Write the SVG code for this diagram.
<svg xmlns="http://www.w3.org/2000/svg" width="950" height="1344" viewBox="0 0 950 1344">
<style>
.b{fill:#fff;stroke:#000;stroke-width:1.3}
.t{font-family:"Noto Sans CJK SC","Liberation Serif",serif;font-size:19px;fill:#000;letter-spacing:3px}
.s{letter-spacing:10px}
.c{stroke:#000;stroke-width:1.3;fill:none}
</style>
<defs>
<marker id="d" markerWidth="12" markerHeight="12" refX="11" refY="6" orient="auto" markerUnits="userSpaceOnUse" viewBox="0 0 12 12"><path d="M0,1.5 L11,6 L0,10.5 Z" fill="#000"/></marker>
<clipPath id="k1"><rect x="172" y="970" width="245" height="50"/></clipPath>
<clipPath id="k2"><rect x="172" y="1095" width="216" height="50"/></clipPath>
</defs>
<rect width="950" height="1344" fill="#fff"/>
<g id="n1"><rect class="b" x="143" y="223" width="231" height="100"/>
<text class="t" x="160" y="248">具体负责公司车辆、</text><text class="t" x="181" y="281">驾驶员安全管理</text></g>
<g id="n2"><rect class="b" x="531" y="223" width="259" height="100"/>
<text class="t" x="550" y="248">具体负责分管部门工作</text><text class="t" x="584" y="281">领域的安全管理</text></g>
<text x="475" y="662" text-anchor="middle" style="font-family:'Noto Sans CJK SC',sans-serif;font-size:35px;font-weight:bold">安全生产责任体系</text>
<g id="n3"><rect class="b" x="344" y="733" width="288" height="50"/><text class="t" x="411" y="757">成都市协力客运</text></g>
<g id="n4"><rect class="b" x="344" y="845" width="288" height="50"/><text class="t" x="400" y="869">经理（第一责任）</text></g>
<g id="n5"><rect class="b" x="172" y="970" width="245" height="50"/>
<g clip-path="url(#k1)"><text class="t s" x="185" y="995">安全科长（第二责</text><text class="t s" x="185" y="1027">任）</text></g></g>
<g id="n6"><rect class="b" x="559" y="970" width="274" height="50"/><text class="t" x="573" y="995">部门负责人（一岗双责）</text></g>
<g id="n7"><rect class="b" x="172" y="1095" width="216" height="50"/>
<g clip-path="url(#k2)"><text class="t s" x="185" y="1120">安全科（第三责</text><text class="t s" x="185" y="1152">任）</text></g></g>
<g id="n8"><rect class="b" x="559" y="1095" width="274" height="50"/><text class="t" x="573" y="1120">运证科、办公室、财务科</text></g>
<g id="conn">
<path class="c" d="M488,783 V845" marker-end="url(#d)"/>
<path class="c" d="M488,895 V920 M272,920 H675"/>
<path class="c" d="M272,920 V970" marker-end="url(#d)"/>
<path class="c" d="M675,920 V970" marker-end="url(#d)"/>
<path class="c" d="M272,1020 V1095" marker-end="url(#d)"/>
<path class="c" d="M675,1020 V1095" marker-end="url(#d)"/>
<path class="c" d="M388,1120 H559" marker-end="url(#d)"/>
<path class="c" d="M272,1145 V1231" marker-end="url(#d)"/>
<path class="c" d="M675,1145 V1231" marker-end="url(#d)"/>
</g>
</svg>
+-------+
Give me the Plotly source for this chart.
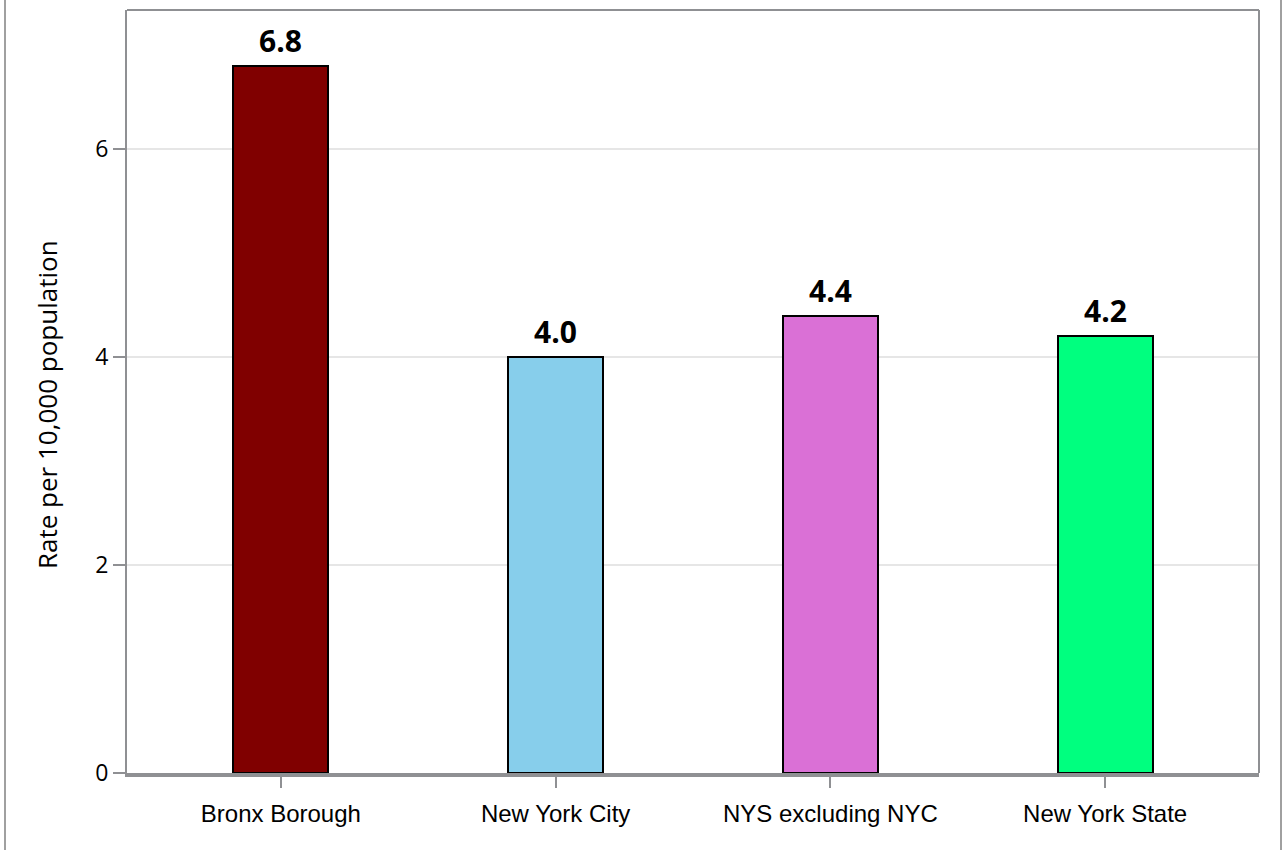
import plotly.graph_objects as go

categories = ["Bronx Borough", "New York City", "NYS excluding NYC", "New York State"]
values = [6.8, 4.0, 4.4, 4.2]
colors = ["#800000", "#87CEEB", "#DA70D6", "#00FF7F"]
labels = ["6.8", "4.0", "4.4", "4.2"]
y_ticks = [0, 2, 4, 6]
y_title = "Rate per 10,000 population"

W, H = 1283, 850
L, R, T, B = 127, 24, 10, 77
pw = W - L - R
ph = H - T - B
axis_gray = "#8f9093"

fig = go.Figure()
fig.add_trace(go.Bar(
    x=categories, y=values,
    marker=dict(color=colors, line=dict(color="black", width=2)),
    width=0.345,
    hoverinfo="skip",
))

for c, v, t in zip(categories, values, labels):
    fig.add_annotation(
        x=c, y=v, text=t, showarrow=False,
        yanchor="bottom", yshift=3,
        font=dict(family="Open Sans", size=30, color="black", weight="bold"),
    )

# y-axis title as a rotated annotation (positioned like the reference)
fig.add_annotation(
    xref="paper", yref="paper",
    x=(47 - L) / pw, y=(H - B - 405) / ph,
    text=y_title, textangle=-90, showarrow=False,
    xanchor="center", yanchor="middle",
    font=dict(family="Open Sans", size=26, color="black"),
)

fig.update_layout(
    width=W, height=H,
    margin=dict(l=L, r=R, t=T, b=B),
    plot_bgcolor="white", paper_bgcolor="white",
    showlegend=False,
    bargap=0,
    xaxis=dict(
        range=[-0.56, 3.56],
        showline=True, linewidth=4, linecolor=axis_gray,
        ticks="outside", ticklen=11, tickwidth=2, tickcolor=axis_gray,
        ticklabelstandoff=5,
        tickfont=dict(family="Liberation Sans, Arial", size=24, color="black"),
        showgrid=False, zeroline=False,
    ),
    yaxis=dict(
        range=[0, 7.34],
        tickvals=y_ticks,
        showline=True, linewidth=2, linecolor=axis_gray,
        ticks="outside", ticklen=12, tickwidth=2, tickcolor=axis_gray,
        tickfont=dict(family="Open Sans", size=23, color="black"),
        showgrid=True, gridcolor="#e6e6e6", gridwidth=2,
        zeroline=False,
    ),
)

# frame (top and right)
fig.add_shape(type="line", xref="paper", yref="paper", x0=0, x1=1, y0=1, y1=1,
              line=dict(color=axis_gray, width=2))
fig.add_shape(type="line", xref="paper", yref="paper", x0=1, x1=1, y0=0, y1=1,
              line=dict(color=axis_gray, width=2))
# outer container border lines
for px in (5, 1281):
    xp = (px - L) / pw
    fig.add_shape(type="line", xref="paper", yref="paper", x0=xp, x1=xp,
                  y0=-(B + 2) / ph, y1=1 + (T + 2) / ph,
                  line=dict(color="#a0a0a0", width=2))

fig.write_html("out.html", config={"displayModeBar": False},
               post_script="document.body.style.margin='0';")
+-------+
Task statement: Copy out exactly the material that runs from the line with "Give me the Plotly source for this chart." to the line with "import plotly.graph_objects as go", ends included, and leave the pictures behind.

Task result:
Give me the Plotly source for this chart.
import plotly.graph_objects as go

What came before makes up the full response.